- SHORT EXERCISE: Reproduce the listing exactly, with no pictures in your copy.

——————

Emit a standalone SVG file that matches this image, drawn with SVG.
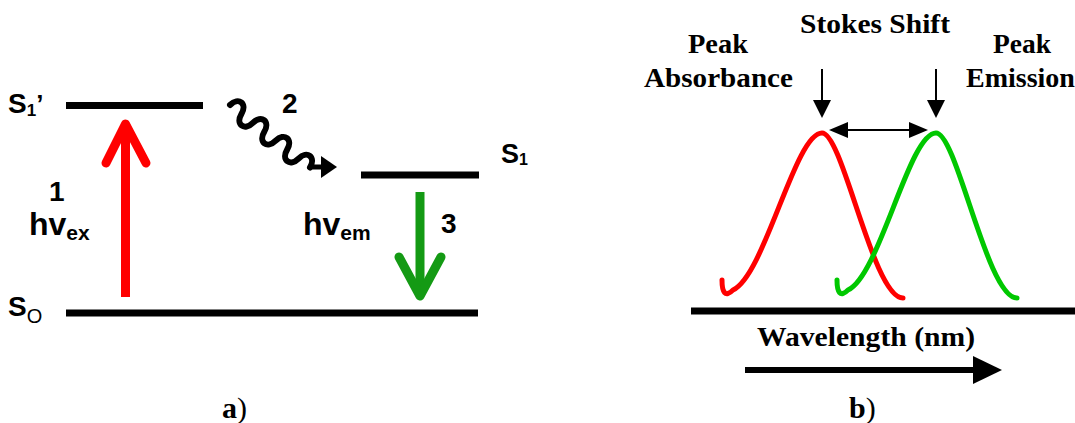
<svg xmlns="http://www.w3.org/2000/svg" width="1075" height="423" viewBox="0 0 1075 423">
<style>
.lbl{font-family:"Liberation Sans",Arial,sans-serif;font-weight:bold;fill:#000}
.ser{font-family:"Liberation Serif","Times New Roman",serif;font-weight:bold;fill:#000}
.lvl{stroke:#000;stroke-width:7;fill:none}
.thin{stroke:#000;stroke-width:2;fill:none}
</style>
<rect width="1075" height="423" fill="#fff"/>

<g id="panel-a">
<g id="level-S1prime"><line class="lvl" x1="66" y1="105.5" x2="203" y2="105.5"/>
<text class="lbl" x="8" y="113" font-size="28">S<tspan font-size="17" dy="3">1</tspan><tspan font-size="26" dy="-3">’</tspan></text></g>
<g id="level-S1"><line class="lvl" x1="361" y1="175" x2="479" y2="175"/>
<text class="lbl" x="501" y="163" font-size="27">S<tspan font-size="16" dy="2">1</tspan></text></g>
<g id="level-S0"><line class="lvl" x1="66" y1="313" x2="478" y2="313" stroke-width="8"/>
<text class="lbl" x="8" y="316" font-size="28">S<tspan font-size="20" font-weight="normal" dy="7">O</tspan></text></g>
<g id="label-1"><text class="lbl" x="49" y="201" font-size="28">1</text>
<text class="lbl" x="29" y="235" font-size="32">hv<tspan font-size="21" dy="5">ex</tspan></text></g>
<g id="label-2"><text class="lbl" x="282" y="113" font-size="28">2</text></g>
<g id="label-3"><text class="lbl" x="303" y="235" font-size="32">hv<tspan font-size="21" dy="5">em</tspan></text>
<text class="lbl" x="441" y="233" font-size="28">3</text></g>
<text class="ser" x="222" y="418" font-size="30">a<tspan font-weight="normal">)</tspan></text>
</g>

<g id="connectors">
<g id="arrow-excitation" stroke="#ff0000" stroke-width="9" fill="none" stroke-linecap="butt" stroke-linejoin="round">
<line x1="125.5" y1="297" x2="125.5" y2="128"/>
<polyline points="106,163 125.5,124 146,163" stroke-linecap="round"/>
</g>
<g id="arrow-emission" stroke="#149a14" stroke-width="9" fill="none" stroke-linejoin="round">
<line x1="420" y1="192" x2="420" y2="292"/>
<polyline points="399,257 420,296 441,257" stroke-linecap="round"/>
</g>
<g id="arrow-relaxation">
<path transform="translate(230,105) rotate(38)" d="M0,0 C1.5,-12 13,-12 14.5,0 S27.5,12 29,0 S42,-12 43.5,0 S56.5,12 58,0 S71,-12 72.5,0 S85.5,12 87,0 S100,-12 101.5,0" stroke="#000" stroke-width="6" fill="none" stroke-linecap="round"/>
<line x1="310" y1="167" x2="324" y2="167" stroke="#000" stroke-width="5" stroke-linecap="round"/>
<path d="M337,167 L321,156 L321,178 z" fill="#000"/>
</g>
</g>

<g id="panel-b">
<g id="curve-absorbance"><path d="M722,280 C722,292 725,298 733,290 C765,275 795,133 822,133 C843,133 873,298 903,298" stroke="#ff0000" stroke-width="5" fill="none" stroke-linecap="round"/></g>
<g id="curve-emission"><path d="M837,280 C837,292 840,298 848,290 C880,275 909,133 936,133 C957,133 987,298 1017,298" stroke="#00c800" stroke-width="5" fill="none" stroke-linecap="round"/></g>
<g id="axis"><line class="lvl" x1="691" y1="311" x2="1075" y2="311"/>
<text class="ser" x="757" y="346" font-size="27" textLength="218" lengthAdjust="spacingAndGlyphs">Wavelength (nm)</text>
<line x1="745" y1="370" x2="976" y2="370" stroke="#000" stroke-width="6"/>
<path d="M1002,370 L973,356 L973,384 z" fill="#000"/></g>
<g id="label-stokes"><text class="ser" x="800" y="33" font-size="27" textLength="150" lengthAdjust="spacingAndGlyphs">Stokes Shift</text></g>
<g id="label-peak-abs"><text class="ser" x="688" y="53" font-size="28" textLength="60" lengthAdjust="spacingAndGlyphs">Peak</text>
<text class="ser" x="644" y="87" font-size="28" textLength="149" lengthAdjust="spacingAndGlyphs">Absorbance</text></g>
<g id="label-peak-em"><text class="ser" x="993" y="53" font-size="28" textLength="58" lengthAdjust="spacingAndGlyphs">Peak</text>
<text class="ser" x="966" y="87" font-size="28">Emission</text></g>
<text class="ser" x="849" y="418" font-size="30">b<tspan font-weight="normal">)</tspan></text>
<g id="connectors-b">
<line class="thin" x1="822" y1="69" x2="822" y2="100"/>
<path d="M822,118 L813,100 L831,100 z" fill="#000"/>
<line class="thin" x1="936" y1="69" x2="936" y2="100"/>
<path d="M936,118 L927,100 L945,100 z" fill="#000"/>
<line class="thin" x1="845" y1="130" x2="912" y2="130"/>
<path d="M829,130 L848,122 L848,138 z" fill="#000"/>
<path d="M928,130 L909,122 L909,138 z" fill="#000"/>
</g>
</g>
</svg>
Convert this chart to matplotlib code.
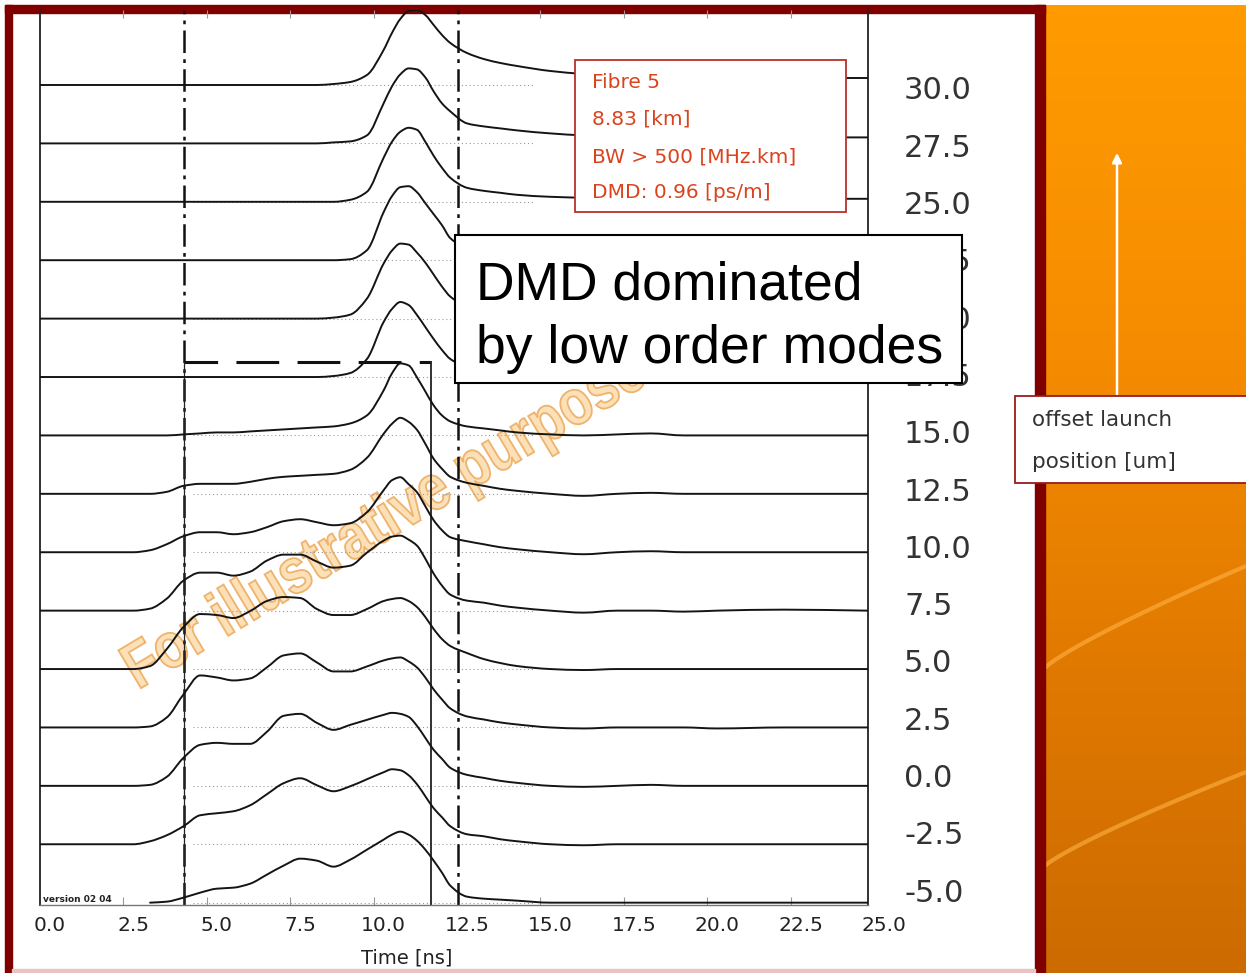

——————

- TASK RESULT:
Emit a standalone SVG file that matches this image, drawn with SVG.
<svg xmlns="http://www.w3.org/2000/svg" width="1075" height="423" viewBox="0 0 1075 423">
<style>
.lbl{font-family:"Liberation Sans",Arial,sans-serif;font-weight:bold;fill:#000}
.ser{font-family:"Liberation Serif","Times New Roman",serif;font-weight:bold;fill:#000}
.lvl{stroke:#000;stroke-width:7;fill:none}
.thin{stroke:#000;stroke-width:2;fill:none}
</style>
<rect width="1075" height="423" fill="#fff"/>

<g id="panel-a">
<g id="level-S1prime"><line class="lvl" x1="66" y1="105.5" x2="203" y2="105.5"/>
<text class="lbl" x="8" y="113" font-size="28">S<tspan font-size="17" dy="3">1</tspan><tspan font-size="26" dy="-3">’</tspan></text></g>
<g id="level-S1"><line class="lvl" x1="361" y1="175" x2="479" y2="175"/>
<text class="lbl" x="501" y="163" font-size="27">S<tspan font-size="16" dy="2">1</tspan></text></g>
<g id="level-S0"><line class="lvl" x1="66" y1="313" x2="478" y2="313" stroke-width="8"/>
<text class="lbl" x="8" y="316" font-size="28">S<tspan font-size="20" font-weight="normal" dy="7">O</tspan></text></g>
<g id="label-1"><text class="lbl" x="49" y="201" font-size="28">1</text>
<text class="lbl" x="29" y="235" font-size="32">hv<tspan font-size="21" dy="5">ex</tspan></text></g>
<g id="label-2"><text class="lbl" x="282" y="113" font-size="28">2</text></g>
<g id="label-3"><text class="lbl" x="303" y="235" font-size="32">hv<tspan font-size="21" dy="5">em</tspan></text>
<text class="lbl" x="441" y="233" font-size="28">3</text></g>
<text class="ser" x="222" y="418" font-size="30">a<tspan font-weight="normal">)</tspan></text>
</g>

<g id="connectors">
<g id="arrow-excitation" stroke="#ff0000" stroke-width="9" fill="none" stroke-linecap="butt" stroke-linejoin="round">
<line x1="125.5" y1="297" x2="125.5" y2="128"/>
<polyline points="106,163 125.5,124 146,163" stroke-linecap="round"/>
</g>
<g id="arrow-emission" stroke="#149a14" stroke-width="9" fill="none" stroke-linejoin="round">
<line x1="420" y1="192" x2="420" y2="292"/>
<polyline points="399,257 420,296 441,257" stroke-linecap="round"/>
</g>
<g id="arrow-relaxation">
<path transform="translate(230,105) rotate(38)" d="M0,0 C1.5,-12 13,-12 14.5,0 S27.5,12 29,0 S42,-12 43.5,0 S56.5,12 58,0 S71,-12 72.5,0 S85.5,12 87,0 S100,-12 101.5,0" stroke="#000" stroke-width="6" fill="none" stroke-linecap="round"/>
<line x1="310" y1="167" x2="324" y2="167" stroke="#000" stroke-width="5" stroke-linecap="round"/>
<path d="M337,167 L321,156 L321,178 z" fill="#000"/>
</g>
</g>

<g id="panel-b">
<g id="curve-absorbance"><path d="M722,280 C722,292 725,298 733,290 C765,275 795,133 822,133 C843,133 873,298 903,298" stroke="#ff0000" stroke-width="5" fill="none" stroke-linecap="round"/></g>
<g id="curve-emission"><path d="M837,280 C837,292 840,298 848,290 C880,275 909,133 936,133 C957,133 987,298 1017,298" stroke="#00c800" stroke-width="5" fill="none" stroke-linecap="round"/></g>
<g id="axis"><line class="lvl" x1="691" y1="311" x2="1075" y2="311"/>
<text class="ser" x="757" y="346" font-size="27" textLength="218" lengthAdjust="spacingAndGlyphs">Wavelength (nm)</text>
<line x1="745" y1="370" x2="976" y2="370" stroke="#000" stroke-width="6"/>
<path d="M1002,370 L973,356 L973,384 z" fill="#000"/></g>
<g id="label-stokes"><text class="ser" x="800" y="33" font-size="27" textLength="150" lengthAdjust="spacingAndGlyphs">Stokes Shift</text></g>
<g id="label-peak-abs"><text class="ser" x="688" y="53" font-size="28" textLength="60" lengthAdjust="spacingAndGlyphs">Peak</text>
<text class="ser" x="644" y="87" font-size="28" textLength="149" lengthAdjust="spacingAndGlyphs">Absorbance</text></g>
<g id="label-peak-em"><text class="ser" x="993" y="53" font-size="28" textLength="58" lengthAdjust="spacingAndGlyphs">Peak</text>
<text class="ser" x="966" y="87" font-size="28">Emission</text></g>
<text class="ser" x="849" y="418" font-size="30">b<tspan font-weight="normal">)</tspan></text>
<g id="connectors-b">
<line class="thin" x1="822" y1="69" x2="822" y2="100"/>
<path d="M822,118 L813,100 L831,100 z" fill="#000"/>
<line class="thin" x1="936" y1="69" x2="936" y2="100"/>
<path d="M936,118 L927,100 L945,100 z" fill="#000"/>
<line class="thin" x1="845" y1="130" x2="912" y2="130"/>
<path d="M829,130 L848,122 L848,138 z" fill="#000"/>
<path d="M928,130 L909,122 L909,138 z" fill="#000"/>
</g>
</g>
</svg>
Convert this chart to matplotlib code.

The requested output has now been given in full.